Silvio Schembri did earn ‘almost double’ his income declared to parliament

Parliamentary Secretary Silvio Schembri’s income in 2017 was “almost double” the amount he listed in his asset declaration form to parliament, The Times of Malta reported on Wednesday, confirming findings by The Shift on the discrepancy in declared income.

A copy of Cabinet members’ tax returns for 2017 obtained by The Times of Malta showed that Schembri earned €30,000 more in 2017 than he listed in his asset declaration form submitted to parliament.

The report also shows that Deo Debattista, the other Parliamentary Secretary that The Shift reported on in its investigation, did not list €16,000 in his asset declaration form as income he earned in the same year.

In essence, Schembri and Debattista did not include any income in their annual asset declarations for roughly the first six months of the year in 2017.

The government had justified the discrepancy highlighted by The Shift’s investigation by stating that they had only declared their income as Parliamentary Secretaries when they assumed the government role mid-way through the year following the general election in 2017.

The tax returns now confirm this was not the full picture.
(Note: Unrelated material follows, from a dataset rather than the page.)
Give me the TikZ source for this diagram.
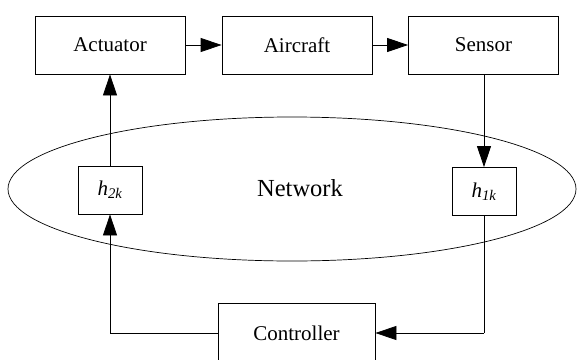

Schembri, who is responsible for regulating the financial services sector, told The Times of Malta that he had not included his previous income as ministry adviser in the asset declaration form submitted to parliament. He said it was a “genuine mistake”.

The net effect, as noted in The Shift’s Cover your Assets’ series, is that both Silvio Schembri and Deo Debattista’s total income appeared to “double” between 2017 and 2018.

Baseless attacks

False declarations made to parliament and the public are cause for resignation in democracies based on the strong rule of law principles.

This entire episode and reactions to The Shift’s investigative reports on asset declarations followed a pattern and script repeated countless times.

Findings published by the investigative press following months of detailed research are regularly dismissed and waved off as “fake news” by the politicians and their aides involved.

Neither the government’s rebuttal nor the Public Standards Commissioner’s assessment addressed a key question. This is what The Shift reported in the investigative series ‘Cover Your Assets‘ which looked into the asset declarations of Cabinet members over seven years:

Following the assessment by Public Standards Commissioner George Hyzler on a request made by Arnold Cassola for an investigation into the income of Parliamentary Secretaries, a member of the communications staff at the Office of the Prime Minister (OPM), Josef Caruana, took to social media insulting The Shift’s staff and labelling the investigation as “fake news”.

Caruana’s attacks were registered on Mapping Media Freedom, a European platform monitoring threats to journalists in the EU and beyond.

The Public Standards Commissioner, in his report, accepted the government’s argument that the discrepancy in income was due to the fact that they only declared their income half-way through the year. He did not go further and look into whether the Parliamentary Secretaries had actually declared their actual income – a key question from the start.